Care is needed with side effects. If the candidate model triggers tool calls or writes state, those side effects must be sandboxed or stubbed; otherwise the shadow run will mutate production data twice.
# Envoy VirtualHost with mirrored traffic
routes:
- match:
prefix: "/v1/chat/completions"
route:
cluster: llm-stable
request_mirror_policies:
- cluster: llm-candidate
runtime_fraction:
default_value:
numerator: 100
denominator: HUNDREDEvaluation#
Shadow outputs are most useful when paired with the corresponding live output. A simple offline pipeline writes paired records to a log, then runs an LLM-as-judge comparison (or human review for sensitive workloads) to assess relative quality.
Latency and throughput comparisons are direct — measure tail latencies, token throughput and resource cost on the candidate fleet under the same load as the stable fleet.

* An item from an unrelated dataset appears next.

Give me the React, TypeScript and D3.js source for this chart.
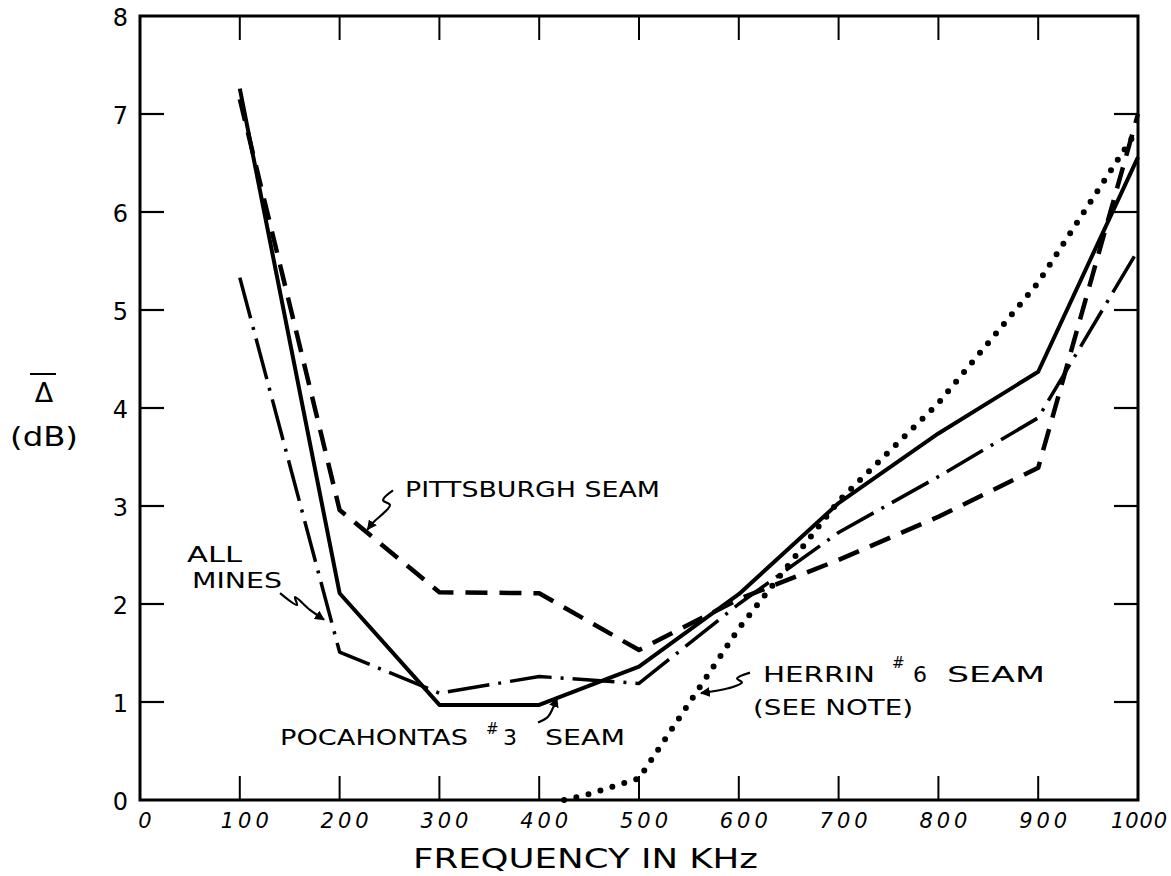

Shadow deployment doubles inference cost for the duration of the window. Budget for it and time-box the experiment.
Limitations#
Shadow deployment only catches problems visible from observed traffic. Bugs that surface in user feedback loops (frustration, abandonment, retry behaviour) require canary deployment to detect. The two patterns are complementary: shadow first to validate, then canary for a small live-user sample, then full rollout.
References
- Envoy Request Mirroring Documentation · Envoy Proxy
- Istio Traffic Mirroring · Istio
- Google SRE Workbook: Canarying Releases · Google SRE